The Vietnam analogy has been around since the beginning of the Afghanistan campaign.

To many critics of several political stripes, that campaign was a Vietnam like "quagmire" before, during and after it was an overall success.

Remember Ramadan, the fierce Afghan winters, the terrible Afghan terrain, the historic Afghan victories over invading European armies from Britain to the USSR? Afghanistan, untamed and untameable, would make Vietnam look like a picnic.

Then came Iraq.

The critics sounded the Vietnam tocsin in Iraq as well. Before each benchmark took place, it was going to be a "quagmire" like Vietnam, but worse.

Before the three week blitzkrieg succeeded in defeating the Iraqi armed forces, indeed before the very eyes of Baghdad Bob, house to house, street to street fighting, poison gas, powerful armor thrusts and other never to happen horribles, the twin spectres of Ho Chi Minh and General Ho Chi Minh hovered over the imbedded press accounts of progress.

Then it was Sadaam and Sons on the loose and wreaking havoc and terror in the Iraqi countryside -- until they were killed or captured.

Then Fallujah -- until it was taken out as a privilged sanctuary.

Then the inept US interim government -- until it was replaced by an Iraqi chosen interim government by election with participation by a greater percentage of the populace than participates in US elections.

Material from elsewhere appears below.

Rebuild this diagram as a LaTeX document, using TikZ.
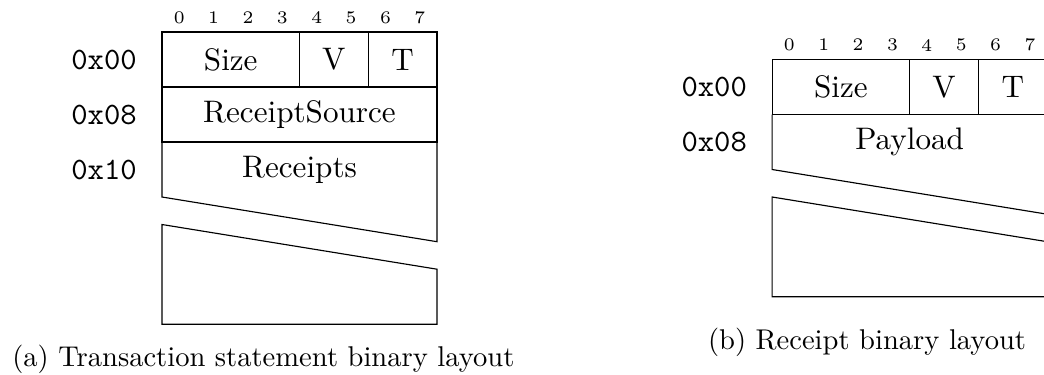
\documentclass[tikz,border=0pt]{standalone}
\usetikzlibrary{calc}
\tikzset{
  field/.style={font=\fontsize{10.9}{13}\selectfont},
  addr/.style={anchor=east, font=\fontsize{10.9}{13}\selectfont\ttfamily},
  bitno/.style={font=\fontsize{6.2}{7}\selectfont},
  subcap/.style={anchor=base, font=\fontsize{10}{12}\selectfont},
}
% bit numbers and the first row (size, version, type) of a layout
\def\headrow#1{%
  \foreach \i in {0,...,7}
    \node[bitno] (#1bit\i) at (\i+0.5, 0.42) {\i};
  \draw (0,0) rectangle (8,-1.6);
  \draw (4,0) -- (4,-1.6);
  \draw (6,0) -- (6,-1.6);
  \node[addr] (#1a00) at (-0.44,-0.8) {0x00};
  \node[field] (#1size) at (2,-0.8) {Size};
  \node[field] (#1v) at (5,-0.8) {V};
  \node[field] (#1t) at (7,-0.8) {T};
}
\begin{document}
\begin{tikzpicture}[x=12.03pt, y=12.03pt]
	%%%%% START %%%%%
	\clip (-4.713,0.931) rectangle (25.658,-9.949);

	%%%%% (a) transaction statement
	\headrow{ts}
	\draw (0,-1.6) rectangle (8,-3.2);
	\node[addr] (tsa08) at (-0.44,-2.4) {0x08};
	\node[field] (tssrc) at (4,-2.4) {ReceiptSource};

	\draw (0,-3.2) -- (0,-4.8) -- (8,-6.1) -- (8,-3.2);
	\node[addr] (tsa10) at (-0.44,-4.0) {0x10};
	\node[field] (tsrcpts) at (4,-4.0) {Receipts};
	\draw (0,-5.6) -- (0,-8.5) -- (8,-8.5) -- (8,-6.9) -- cycle;

	\node[subcap] (tscap) at (2.95,-9.745) {(a) Transaction statement binary layout};

	%%%%% (b) receipt
	\begin{scope}[shift={(17.75,-0.8)}]
		\headrow{rc}
		\draw (0,-1.6) -- (0,-3.2) -- (8,-4.5) -- (8,-1.6);
		\node[addr] (rca08) at (-0.44,-2.4) {0x08};
		\node[field] (rcpay) at (4,-2.4) {Payload};
		\draw (0,-4.0) -- (0,-6.9) -- (8,-6.9) -- (8,-5.3) -- cycle;

		\node[subcap] (rccap) at (2.76,-8.45) {(b) Receipt binary layout};
	\end{scope}
	%%%%% END %%%%%
\end{tikzpicture}
\end{document}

Then an impossible constitutional
convention is approved.

Then -- then -- then --.

I hesitate to resort to the well-worn Lloyd Benson gambit by saying I spent time learning about our war in Vietnam up close and personal and after Vietnam, I experienced how we lost the war in Vietnam. I have written and read about Vietnam for nearly forty years. I knew Vietnam and Iraq, you're no Vietnam.

And Zarqawi is no Ho Chi Minh, and there does not seem to be any General Giap running the campaign against us.

Sorry, the Vietnam analogy is lame.

Anonymous said...

If the new President of Iran truely thinks he is the Mahdi, the Dems are going to be facing something much more serious than Vietnamization.